Sharing responsibilities leads to a slow but steady cultural shift. “Initially, each department prefers to maintain control: ‘This is my area, my habits, I’m the expert.’ But when we place the customer journey at the heart of our concerns, discussions shift from a defensive attitude to a collaborative approach,” explains Aude Jacquemin. “Teams no longer think, ‘This is your customer experience tool,’ but instead ask themselves, ‘How can we collaborate? How can I contribute?’”

Real-world proof

Aude Jacquemin illustrated the power of this new operational model with a concrete example: customer onboarding.
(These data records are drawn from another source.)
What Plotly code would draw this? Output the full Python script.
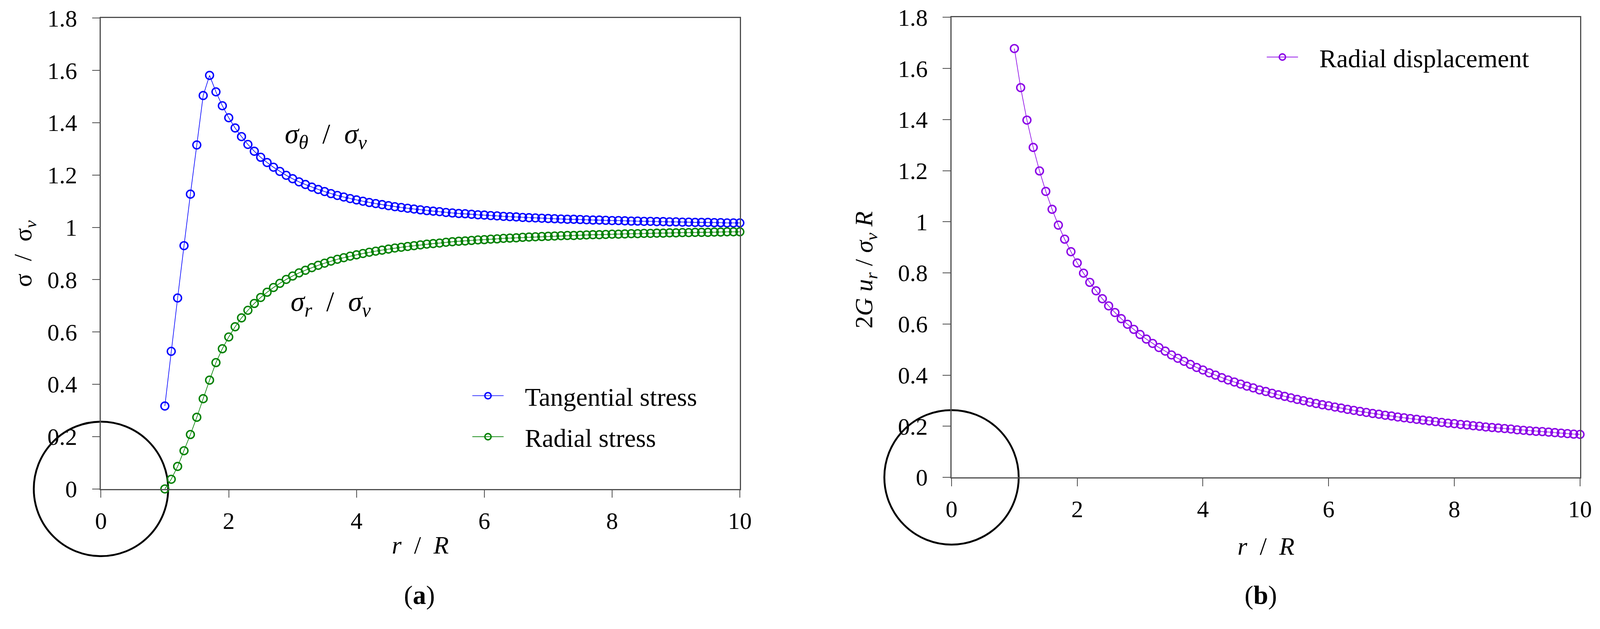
import plotly.graph_objects as go

W, H = 4152, 1609
FONT = "Liberation Serif"
AXIS_GREY = "#4d4d4d"

# r / R sample points (same for all three series)
r_ratio = [
    1.0, 1.1, 1.2, 1.3, 1.4, 1.5, 1.6, 1.7, 1.8, 1.9,
    2.0, 2.1, 2.2, 2.3, 2.4, 2.5, 2.6, 2.7, 2.8, 2.9,
    3.0, 3.1, 3.2, 3.3, 3.4, 3.5, 3.6, 3.7, 3.8, 3.9,
    4.0, 4.1, 4.2, 4.3, 4.4, 4.5, 4.6, 4.7, 4.8, 4.9,
    5.0, 5.1, 5.2, 5.3, 5.4, 5.5, 5.6, 5.7, 5.8, 5.9,
    6.0, 6.1, 6.2, 6.3, 6.4, 6.5, 6.6, 6.7, 6.8, 6.9,
    7.0, 7.1, 7.2, 7.3, 7.4, 7.5, 7.6, 7.7, 7.8, 7.9,
    8.0, 8.1, 8.2, 8.3, 8.4, 8.5, 8.6, 8.7, 8.8, 8.9,
    9.0, 9.1, 9.2, 9.3, 9.4, 9.5, 9.6, 9.7, 9.8, 9.9,
    10.0,
]

# sigma_theta / sigma_v
tangential_stress = [
    0.317, 0.526, 0.730, 0.930, 1.127, 1.315, 1.504, 1.581, 1.518, 1.465,
    1.419, 1.380, 1.347, 1.317, 1.291, 1.268, 1.248, 1.230, 1.214, 1.199,
    1.186, 1.174, 1.164, 1.154, 1.145, 1.137, 1.129, 1.122, 1.116, 1.110,
    1.105, 1.100, 1.095, 1.091, 1.087, 1.083, 1.079, 1.076, 1.073, 1.070,
    1.067, 1.064, 1.062, 1.060, 1.057, 1.055, 1.053, 1.052, 1.050, 1.048,
    1.047, 1.045, 1.044, 1.042, 1.041, 1.040, 1.038, 1.037, 1.036, 1.035,
    1.034, 1.033, 1.032, 1.031, 1.031, 1.030, 1.029, 1.028, 1.028, 1.027,
    1.026, 1.026, 1.025, 1.024, 1.024, 1.023, 1.023, 1.022, 1.022, 1.021,
    1.021, 1.020, 1.020, 1.019, 1.019, 1.019, 1.018, 1.018, 1.017, 1.017,
    1.017,
]

# sigma_r / sigma_v
radial_stress = [
    0.000, 0.037, 0.086, 0.146, 0.208, 0.274, 0.345, 0.416, 0.483, 0.536,
    0.581, 0.620, 0.654, 0.683, 0.709, 0.732, 0.752, 0.770, 0.786, 0.801,
    0.814, 0.826, 0.836, 0.846, 0.855, 0.863, 0.871, 0.878, 0.884, 0.890,
    0.895, 0.900, 0.905, 0.909, 0.913, 0.917, 0.921, 0.924, 0.927, 0.930,
    0.933, 0.936, 0.938, 0.940, 0.943, 0.945, 0.947, 0.948, 0.950, 0.952,
    0.953, 0.955, 0.956, 0.958, 0.959, 0.960, 0.962, 0.963, 0.964, 0.965,
    0.966, 0.967, 0.968, 0.969, 0.969, 0.970, 0.971, 0.972, 0.972, 0.973,
    0.974, 0.974, 0.975, 0.976, 0.976, 0.977, 0.977, 0.978, 0.978, 0.979,
    0.979, 0.980, 0.980, 0.981, 0.981, 0.981, 0.982, 0.982, 0.983, 0.983,
    0.983,
]

# 2G u_r / (sigma_v R)
radial_displacement = [
    1.678, 1.525, 1.398, 1.291, 1.199, 1.119, 1.049, 0.987, 0.932, 0.883,
    0.839, 0.799, 0.763, 0.730, 0.699, 0.671, 0.645, 0.621, 0.599, 0.579,
    0.559, 0.541, 0.524, 0.508, 0.494, 0.479, 0.466, 0.454, 0.442, 0.430,
    0.420, 0.409, 0.400, 0.390, 0.381, 0.373, 0.365, 0.357, 0.350, 0.342,
    0.336, 0.329, 0.323, 0.317, 0.311, 0.305, 0.300, 0.294, 0.289, 0.284,
    0.280, 0.275, 0.271, 0.266, 0.262, 0.258, 0.254, 0.250, 0.247, 0.243,
    0.240, 0.236, 0.233, 0.230, 0.227, 0.224, 0.221, 0.218, 0.215, 0.212,
    0.210, 0.207, 0.205, 0.202, 0.200, 0.197, 0.195, 0.193, 0.191, 0.189,
    0.186, 0.184, 0.182, 0.180, 0.179, 0.177, 0.175, 0.173, 0.171, 0.169,
    0.168,
]

x_ticks = [0, 2, 4, 6, 8, 10]
y_ticks = [0, 0.2, 0.4, 0.6, 0.8, 1.0, 1.2, 1.4, 1.6, 1.8]
y_tick_text = ["0", "0.2", "0.4", "0.6", "0.8", "1", "1.2", "1.4", "1.6", "1.8"]

GAP = "&nbsp;&nbsp;&nbsp;"  # space between legend symbol and label


def series(x, y, name, color, xa, ya, legend, group):
    return go.Scatter(
        x=x, y=y, name=GAP + name, mode="lines+markers",
        line=dict(color=color, width=1.6),
        marker=dict(symbol="circle-open", size=20, color=color,
                    line=dict(width=3.6, color=color)),
        xaxis=xa, yaxis=ya, legend=legend, legendgroup=group,
        cliponaxis=False,
    )


def opening(xa, ya):
    # the tunnel outline, a ring centred on the origin
    return go.Scatter(
        x=[0], y=[0], mode="markers", showlegend=False, hoverinfo="skip",
        marker=dict(symbol="circle-open", size=344, color="black",
                    line=dict(width=4.8, color="black")),
        xaxis=xa, yaxis=ya, cliponaxis=False,
    )


fig = go.Figure()
fig.add_trace(opening("x", "y"))
fig.add_trace(series(r_ratio, tangential_stress, "Tangential stress",
                     "#0000ff", "x", "y", "legend", "t"))
fig.add_trace(series(r_ratio, radial_stress, "Radial stress",
                     "#008000", "x", "y", "legend", "r"))
fig.add_trace(opening("x2", "y2"))
fig.add_trace(series(r_ratio, radial_displacement, "Radial displacement",
                     "#8a00e6", "x2", "y2", "legend2", "d"))

axis_common = dict(
    showline=True, linecolor=AXIS_GREY, linewidth=2.5, mirror=True,
    ticks="outside", ticklen=20, tickwidth=2, tickcolor=AXIS_GREY,
    showgrid=False, zeroline=False, automargin=False,
    tickfont=dict(family=FONT, size=61, color="black"),
)
xa = dict(axis_common, range=[0, 10], tickvals=x_ticks, ticklabelstandoff=6)
ya = dict(axis_common, range=[0, 1.8], tickvals=y_ticks, ticktext=y_tick_text,
          ticklabelstandoff=26)

legend_common = dict(
    font=dict(family=FONT, size=66, color="black"),
    bgcolor="rgba(0,0,0,0)", itemwidth=80, tracegroupgap=16,
    xanchor="left", yanchor="middle",
)

title_font = dict(family=FONT, size=64, color="black")
label_font = dict(family=FONT, size=72, color="black")
centred = dict(showarrow=False, xanchor="center", yanchor="middle")
annotations = [
    dict(centred, text="<i>σ</i><sub><i>θ</i></sub>&nbsp;&nbsp;/&nbsp;&nbsp;<i>σ</i><sub><i>v</i></sub>",
         x=3.52, y=1.35, xref="x", yref="y", font=label_font),
    dict(centred, text="<i>σ</i><sub><i>r</i></sub>&nbsp;&nbsp;/&nbsp;&nbsp;<i>σ</i><sub><i>v</i></sub>",
         x=3.6, y=0.71, xref="x", yref="y", font=label_font),
    dict(centred, text="<i>r</i>&nbsp;&nbsp;/&nbsp;&nbsp;<i>R</i>", x=0.2628, y=0.1212,
         xref="paper", yref="paper", font=title_font),
    dict(centred, text="<i>r</i>&nbsp;&nbsp;/&nbsp;&nbsp;<i>R</i>", x=0.7912, y=0.1193,
         xref="paper", yref="paper", font=title_font),
    dict(centred, text="σ&nbsp;&nbsp;/&nbsp;&nbsp;σ<sub><i>v</i></sub>", x=0.0154, y=0.591,
         xref="paper", yref="paper", textangle=-90, font=title_font),
    dict(centred, text="2<i>G</i> <i>u<sub>r</sub></i> / <i>σ<sub>v</sub></i> <i>R</i>",
         x=0.541, y=0.565, xref="paper", yref="paper", textangle=-90, font=title_font),
    dict(centred, text="(<b>a</b>)", x=0.262, y=0.041, xref="paper", yref="paper",
         font=dict(family=FONT, size=68, color="black")),
    dict(centred, text="(<b>b</b>)", x=0.788, y=0.041, xref="paper", yref="paper",
         font=dict(family=FONT, size=68, color="black")),
]

fig.update_layout(
    template="none",
    width=W, height=H,
    margin=dict(l=0, r=0, t=0, b=0, pad=0),
    paper_bgcolor="white", plot_bgcolor="white",
    font=dict(family=FONT, color="black"),
    xaxis=dict(xa, domain=[0.0631, 0.4624], anchor="y"),
    yaxis=dict(ya, domain=[0.2119, 0.9708], anchor="x"),
    xaxis2=dict(xa, domain=[0.5947, 0.9875], anchor="y2"),
    yaxis2=dict(ya, domain=[0.2306, 0.9720], anchor="x2"),
    legend=dict(legend_common, x=0.294, y=0.329),
    legend2=dict(legend_common, x=0.7905, y=0.908),
    annotations=annotations,
)

# flush with the window; if the window turns out narrower than the figure,
# shrink the figure (same aspect) so nothing is cut at the right edge
fit_js = """
var gd = document.getElementById('{plot_id}');
document.body.style.margin = '0';
document.body.style.overflow = 'hidden';
var w = window.innerWidth;
if (w && Math.abs(w - %d) > 2) {
    return Plotly.relayout(gd, {width: w, height: Math.round(w * %d / %d)});
}
""" % (W, H, W)

fig.write_html("out.html", config={"displayModeBar": False}, post_script=fit_js)
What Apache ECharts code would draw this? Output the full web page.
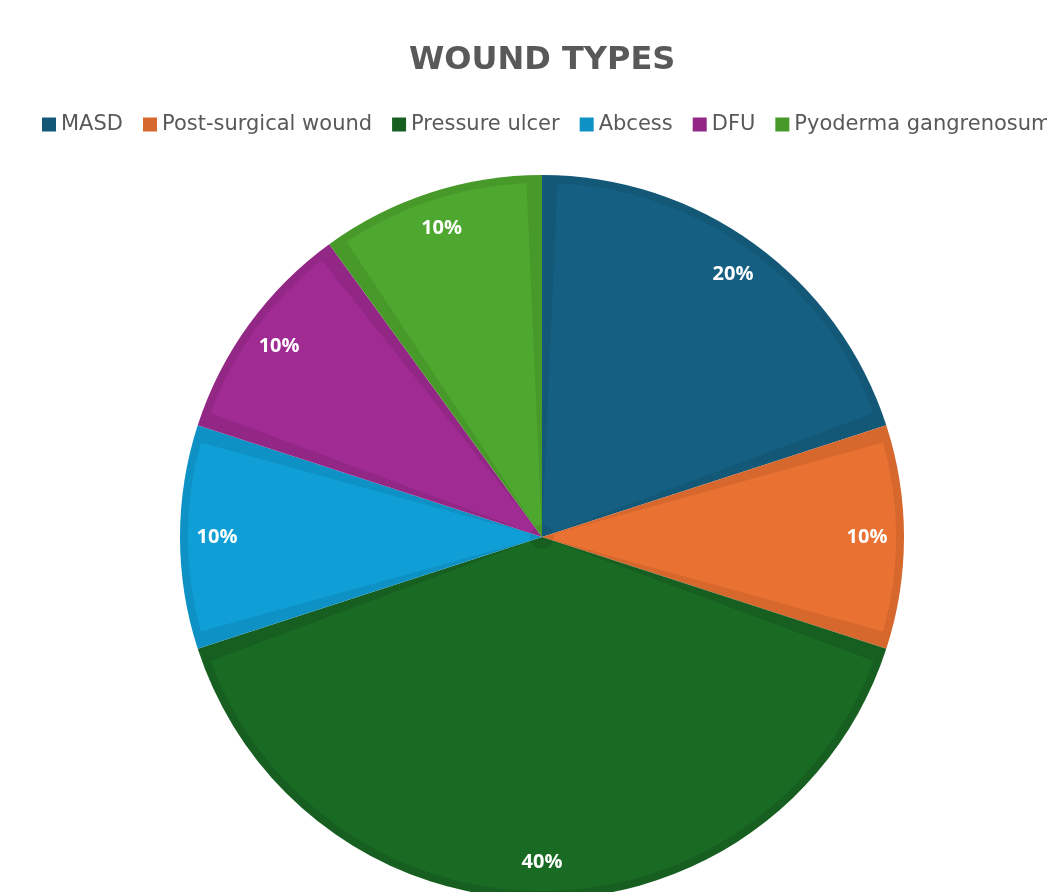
<!DOCTYPE html>
<html>
<head>
<meta charset="utf-8">
<script src="https://cdn.jsdelivr.net/npm/echarts@6/dist/echarts.min.js"></script>
<style>html,body{margin:0;padding:0;background:#fff;}#c{width:1047px;height:892px;}</style>
</head>
<body>
<div id="c"></div>
<script>
const title = 'WOUND TYPES';
const categories = ['MASD', 'Post-surgical wound', 'Pressure ulcer', 'Abcess', 'DFU', 'Pyoderma gangrenosum'];
const values = [20, 10, 40, 10, 10, 10];
const fillColors = ['#156082', '#E97132', '#196B24', '#0F9ED5', '#A02B93', '#4EA72E'];
const borderColors = ['#135877', '#D6672D', '#175F20', '#0E91C4', '#922786', '#479A2A'];

const chart = echarts.init(document.getElementById('c'), null, {renderer: 'canvas'});
const fontFam = '"DejaVu Sans", "Open Sans", sans-serif';
const labelFont = '"Open Sans", "DejaVu Sans", sans-serif';
const outerData = categories.map((n, i) => ({name: n, value: values[i], itemStyle: {color: borderColors[i]}}));
const innerData = categories.map((n, i) => ({name: n, value: values[i], itemStyle: {color: fillColors[i]}}));
const labelData = categories.map((n, i) => ({name: n, value: values[i]}));
const common = {type: 'pie', center: [542, 537], startAngle: 90, clockwise: true, silent: true};
chart.setOption({
  animation: false,
  color: fillColors,
  title: {
    text: title, left: 404, top: 40,
    textStyle: {fontFamily: fontFam, fontSize: 32, fontWeight: 'bold', color: '#595959'}
  },
  legend: {
    left: 37, top: 109, width: 2000,
    itemWidth: 14, itemHeight: 14, itemGap: 20,
    icon: 'rect',
    data: categories,
    textStyle: {fontFamily: fontFam, fontSize: 21, color: '#595959'}
  },
  series: [Object.assign({}, common, {
    radius: [0, 362],
    label: {show: false}, labelLine: {show: false},
    data: outerData
  }), Object.assign({}, common, {
    radius: [12, 354],
    padAngle: 5,
    label: {show: false}, labelLine: {show: false},
    data: innerData
  }), Object.assign({}, common, {
    radius: [282, 362],
    itemStyle: {color: 'rgba(0,0,0,0)', borderWidth: 0},
    label: {
      show: true, position: 'inside', formatter: '{c}%',
      color: '#ffffff', fontFamily: labelFont, fontWeight: 'bold', fontSize: 20
    },
    labelLine: {show: false},
    data: labelData
  })]
});
</script>
</body>
</html>
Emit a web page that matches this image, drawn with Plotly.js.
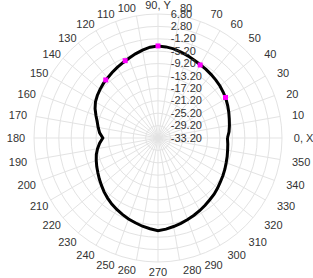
<!DOCTYPE html>
<html>
<head>
<meta charset="utf-8">
<script src="https://cdn.plot.ly/plotly-3.0.1.min.js"></script>
<style>html,body{margin:0;padding:0;background:#fff;}#chart{width:313px;height:278px;}</style>
</head>
<body>
<div id="chart"></div>
<script>
// Pattern (angle in degrees, level in dB)
const angles = [0,5,10,15,20,25,30,35,40,45,50,55,60,65,70,75,80,85,90,95,100,105,110,115,120,125,130,135,140,145,150,155,160,165,170,175,180,185,190,195,200,205,210,215,220,225,230,235,240,245,250,255,260,265,270,275,280,285,290,295,300,305,310,315,320,325,330,335,340,345,350,355,360];
const levels = [-10.8,-10.2,-9.8,-9.4,-8.9,-8.4,-7.9,-7.5,-7.1,-6.8,-6.5,-6.2,-5.9,-5.5,-5.0,-4.5,-4.0,-3.7,-3.5,-3.8,-4.4,-5.1,-5.8,-6.4,-6.9,-7.4,-7.9,-8.3,-8.8,-9.3,-9.9,-10.8,-11.9,-12.9,-13.6,-14.3,-15.4,-14.3,-13.4,-12.6,-12.0,-11.4,-10.8,-10.1,-9.4,-8.6,-7.9,-7.2,-6.6,-6.0,-5.4,-4.9,-4.3,-3.8,-3.3,-3.7,-4.2,-4.7,-5.2,-5.7,-6.2,-6.7,-7.2,-7.6,-8.1,-8.6,-9.0,-9.4,-9.8,-10.1,-10.4,-10.6,-10.8];
// Marked points
const markerAngles = [31, 60, 90, 113, 132];
const markerLevels = [-7.8, -6.0, -3.5, -6.1, -8.0];
// Axis ticks
const angleTicks = [0,10,20,30,40,50,60,70,80,90,100,110,120,130,140,150,160,170,180,190,200,210,220,230,240,250,260,270,280,290,300,310,320,330,340,350];
const angleLabels = angleTicks.map(a => a === 0 ? '0, X' : (a === 90 ? '90, Y' : String(a)));
const radialTicks = [6.8,2.8,-1.2,-5.2,-9.2,-13.2,-17.2,-21.2,-25.2,-29.2,-33.2];
const radialLabels = radialTicks.map(v => v.toFixed(2));

// label spacing (presentation only)
const NB = '\u00a0';
function angPad(a) {
  if (a <= 70 || a >= 310) return 3;
  if (a === 300) return 2;
  if (a > 270 && a < 300) return 1;
  return 0;
}
function angPadLeft(a) {
  const d = Math.abs(a - 180);
  if (d <= 10) return 2;
  if (d <= 20) return 1;
  return 0;
}
const angleTickText = angleTicks.map((a, i) => NB.repeat(angPad(a)) + angleLabels[i] + NB.repeat((a > 90 && a < 270) ? angPadLeft(a) : 0));
const radialTickText = radialLabels.map(s => NB.repeat(4) + s + NB.repeat(s.length === 4 ? 3 : (s.length === 5 ? 2 : 0)));

const traces = [
  {type:'scatterpolar', mode:'lines', theta: angles, r: levels,
   line:{color:'#000', width:3}, hoverinfo:'skip', showlegend:false},
  {type:'scatterpolar', mode:'markers', theta: markerAngles, r: markerLevels,
   marker:{color:'#ff00ff', size:5, symbol:'square', line:{color:'#ff00ff', width:0}}, showlegend:false}
];
const layout = {
  width:313, height:278,
  margin:{l:34, r:31, t:14, b:16},
  paper_bgcolor:'#fff',
  font:{family:'Liberation Sans, Arial, sans-serif', size:11, color:'#333'},
  polar:{
    bgcolor:'#fff',
    angularaxis:{rotation:0, direction:'counterclockwise', tickmode:'array',
      tickvals: angleTicks, ticktext: angleTickText, ticks:'',
      gridcolor:'#e3e3e3', linecolor:'#e3e3e3', showline:true,
      tickfont:{size:11, color:'#333'}},
    radialaxis:{angle:90, range:[-33.2, 6.8], tickmode:'array',
      tickvals: radialTicks, ticktext: radialTickText, ticks:'',
      gridcolor:'#e3e3e3', showline:false, tickangle:90,
      tickfont:{size:11, color:'#333'}}
  }
};
Plotly.newPlot('chart', traces, layout, {displayModeBar:false, staticPlot:true});
</script>
</body>
</html>
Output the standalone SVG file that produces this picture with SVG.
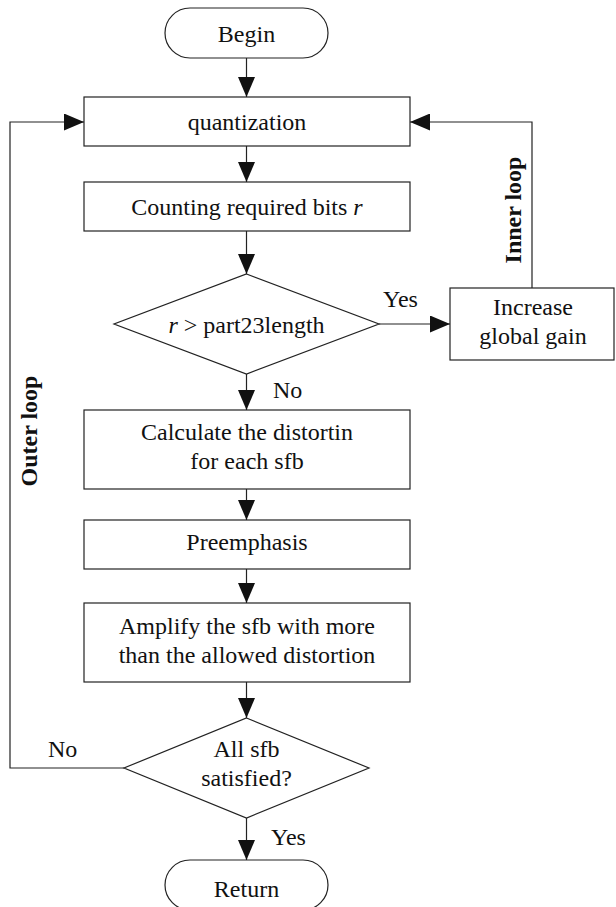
<svg xmlns="http://www.w3.org/2000/svg" width="616" height="907" viewBox="0 0 616 907">
<style>
.box{fill:#fff;stroke:#222;stroke-width:1.2}
.t{font-family:"Liberation Serif","Times New Roman",serif;font-size:24px;fill:#111;text-anchor:middle}
.l{font-family:"Liberation Serif","Times New Roman",serif;font-size:24px;fill:#111}
.b{font-family:"Liberation Serif","Times New Roman",serif;font-size:24px;font-weight:bold;fill:#111;text-anchor:middle}
.c{fill:none;stroke:#222;stroke-width:1.2}
</style>
<defs>
<marker id="ah" viewBox="0 0 20 17" refX="20" refY="8.5" markerWidth="20" markerHeight="17" markerUnits="userSpaceOnUse" orient="auto">
<path d="M0,0 L20,8.5 L0,17 Z" fill="#111"/>
</marker>
</defs>
<g id="connectors">
<path class="c" d="M246.5,58 V97" marker-end="url(#ah)"/>
<path class="c" d="M246.5,146 V182" marker-end="url(#ah)"/>
<path class="c" d="M246.5,231 V274" marker-end="url(#ah)"/>
<path class="c" d="M379,324 H450" marker-end="url(#ah)"/>
<path class="c" d="M532,288 V122 H410" marker-end="url(#ah)"/>
<path class="c" d="M246.5,374 V410" marker-end="url(#ah)"/>
<path class="c" d="M246.5,489 V520" marker-end="url(#ah)"/>
<path class="c" d="M246.5,569 V603" marker-end="url(#ah)"/>
<path class="c" d="M246.5,682 V718" marker-end="url(#ah)"/>
<path class="c" d="M124,768 H10 V122 H84" marker-end="url(#ah)"/>
<path class="c" d="M246.5,818 V860" marker-end="url(#ah)"/>
<text class="l" x="383" y="307">Yes</text>
<text class="l" x="273" y="398">No</text>
<text class="l" x="48" y="757">No</text>
<text class="l" x="271" y="845">Yes</text>
<text class="b" transform="translate(521,210) rotate(-90)">Inner loop</text>
<text class="b" transform="translate(37,431) rotate(-90)">Outer loop</text>
</g>
<g id="begin">
<rect class="box" x="165" y="8" width="163" height="50" rx="25" ry="25"/>
<text class="t" x="246.5" y="42">Begin</text>
</g>
<g id="quantization">
<rect class="box" x="84" y="97" width="326" height="49"/>
<text class="t" x="247" y="130">quantization</text>
</g>
<g id="counting">
<rect class="box" x="84" y="182" width="326" height="49"/>
<text class="t" x="247" y="215">Counting required bits <tspan font-style="italic">r</tspan></text>
</g>
<g id="decision1">
<polygon class="box" points="246.5,274 379,324 246.5,374 114,324"/>
<text class="t" x="246.5" y="333"><tspan font-style="italic">r</tspan> &gt; part23length</text>
</g>
<g id="increase">
<rect class="box" x="450" y="288" width="164" height="72"/>
<text class="t" x="533" y="315">Increase</text>
<text class="t" x="533" y="344">global gain</text>
</g>
<g id="calculate">
<rect class="box" x="84" y="410" width="326" height="79"/>
<text class="t" x="247" y="440">Calculate the distortin</text>
<text class="t" x="247" y="469">for each sfb</text>
</g>
<g id="preemphasis">
<rect class="box" x="84" y="520" width="326" height="49"/>
<text class="t" x="247" y="550">Preemphasis</text>
</g>
<g id="amplify">
<rect class="box" x="84" y="603" width="326" height="79"/>
<text class="t" x="247" y="634">Amplify the sfb with more</text>
<text class="t" x="247" y="663">than the allowed distortion</text>
</g>
<g id="decision2">
<polygon class="box" points="246.5,718 369,768 246.5,818 124,768"/>
<text class="t" x="246.5" y="757">All sfb</text>
<text class="t" x="246.5" y="786">satisfied?</text>
</g>
<g id="return">
<rect class="box" x="165" y="860" width="163" height="50" rx="25" ry="25"/>
<text class="t" x="246.5" y="897">Return</text>
</g>
</svg>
Initially, the teams approached the problem solely from a tool perspective: adding fields, fixing bugs, and adjusting screens.

Today, Lyreco is rethinking onboarding as a customer journey rather than a system workflow, and the solution emerged as a natural progression. “We suggested changing our approach, simplifying, presenting things differently, and reducing the effort required from the customer.”

A new approach: quarterly journey performance reviews

To integrate this work within the organization, Lyreco initiated quarterly performance reviews, which helped consolidate lessons learned and action plans.

This shift in perspective led to new discussions and viewpoints. “It’s no longer just a collection of data. It has become a genuine decision-making process,” explains Aude Jacquemin. This body is being built in collaboration with the contributing countries.

These reviews have established transparency, a consistent pace, shared responsibility, and the sharing of best practices. Following individual training and support, participation has become more visible. “This commitment from the initial contributing countries is the best proof that this represents real change,” she reaffirmed.

Overcoming obstacles, one step at a time

The presentation ended with a frank assessment of what real transformation demands. “I heard many things like ‘You arrived too early,’ ‘You’re going too fast,’ ‘We’re not Google.’ These obstacles are inevitable,” Aude Jacquemin admitted. She countered with an approach grounded in patience and evidence, “Change must be lived step by step, and proven by tangible results.”

Journey management succeeds only when it stops being a project and becomes a practice: a shared language, an evidence-based system, and a cultural rhythm grounded in real customer experience.

“We started small, only 4 people. Now we have 80 contributors trained across multiple countries. 5 countries are Ok to be contributors as Pilots to refine best practices. It’s a discipline. And it gives the company more speed and confidence in every decision,” she enthused. With that shift, journey management at Lyreco moved from aspiration to a daily discipline that now shapes how the business delivers real value.

Aude Jacquemin closed by reminding practitioners, leaders, and budding journey managers that the future of this discipline will be built through shared frameworks, consistent rituals, and organizations willing to take the next step: “Let’s collaborate beyond the map.”